Estava de férias na Ilha do Corvo (Açores) quando me deparei com os factos que relato a seguir. Estranhamente, os dois polícias marítimos saíram simultaneamente da Ilha, após um prolongado período de serviço. Não se entende muito bem porque é que ambos foram desmobilizados ao mesmo tempo, mas não é sobre isso que quero escrever. No dia seguinte, alguém me disse: “a polícia marítima saiu, agora a frota branca até se aproxima durante o dia!” Não entendi a frase à primeira, mas, depois de olhar para o horizonte compreendi. Uma embarcação de recreio branca seguia das Flores para o Norte do Corvo por Oeste e outra por Este. Aproveitam normalmente o anoitecer para fazer a aproximação e assim garantir que poderão apanhar todo o pescado que quiserem sem serem incomodados. Por um lado, as autoridades não sabem que eles lá estão e, por outro, também não podem patrulhar aquelas águas porque não há equipamentos para tal… A corveta é grande demais e os inadequados semi-rígidos da Marinha de Guerra Portuguesa não têm equipamento para navegar na noite escura do Grupo Ocidental dos Açores. Qual é o resultado? Nas diversas imersões que realizei nestas duas ilhas contei zero cavacos e zero pelágicos e meros de grandes dimensões (excepção feita para a reserva voluntária da Ilha do Corvo). Mergulho nesta ilha desde os anos 80 e nunca vi um cenário tão triste. E é pena porque, na Ilha do Corvo, as comunidades normalmente tidas por “complicadas”, como os pescadores e caçadores submarinos, são cooperantes, interessadas e voluntariosas, mas, ao verem estes tristes espectáculos, apenas dizem “proteger para nós começa a ser igual a perder. Nós não pescamos e a única consequência é virem pescar por nós”. Gostava de os contrariar, mas a verdade é que eu vi. Ou melhor, não vi um único cavaco no mar. Perguntei na Lotaçor do Corvo e a resposta foi clara: “não há registos de cavacos vendidos nos últimos anos”. Sabem onde é que eles estão? Nos restaurantes das outras Ilhas. A nova frota branca, à qual se juntam também alguns profissionais, vende directamente aos restaurantes colocando-se numa posição de competição ilegal com os profissionais cumpridores, delapidando os recursos que são de todos e, ainda por cima, não pagando os impostos devidos. Magnífico negócio…

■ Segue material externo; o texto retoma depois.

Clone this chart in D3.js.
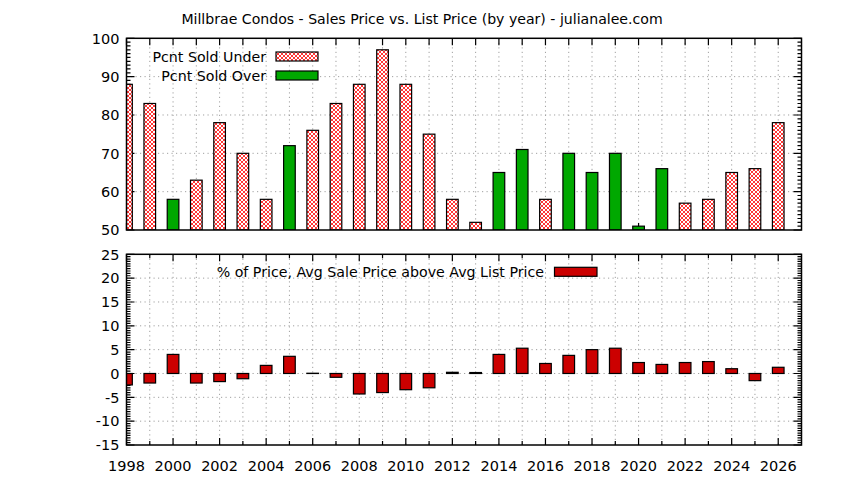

Fico sinceramente irritado quando me deparo com a irresponsabilidade ecológica à qual, neste caso, acresce ainda a irresponsabilidade económica. Toda a gente sabe que há escolas neste nosso país que, nas “barbas” da burocracia do IPTM, vendem os cursos de marinharia desportiva por preços módicos e com sucesso garantido. Toda a gente sabe que há uma proliferação de embarcações de recreio sem outro propósito que não seja a captura de pescado para venda. Toda a gente sabe que os restaurantes são abastecidos por pescado ilegal. Restam as perguntas: Onde anda a Inspecção Económica? A Inspecção das Pescas? A Polícia Marítima? São urgentes acções consequentes! Há trabalho feito (ver: http://www.igp.pt/), mas é preciso mais.
À irresponsabilidade da pesca ilegal acresce, por vezes, a falta de segurança desta frota mal controlada. Ao risco da sua própria segurança acresce a daqueles quem têm de os ir salvar.
Ao contrário da antiga Frota Branca, composta por belas, alvas e imponentes embarcações, cheias de gente corajosa que pescava o bacalhau na Terra Nova, esta nova frota branca não merece os nossos mares. Algo de muito estranho se passa na Marinha de Recreio em Portugal!
Felizmente, nem tudo é mau. Também há boas notícias. Ao contrário do que se chegou a suspeitar, a remoção do navio "CP Valour" foi levada a sério e já se encontra em fase adiantada de desmantelamento. Este navio de 177 metros, encalhou misteriosamente (continua a não existir um relatório público) a norte da Ilha do Faial em Dezembro de 2005. O impacto ambiental, apesar de existente, foi reduzido e, aparentemente, os prognósticos mais optimistas irão ser cumpridos, sendo o navio removido até ao final do Verão de 2006.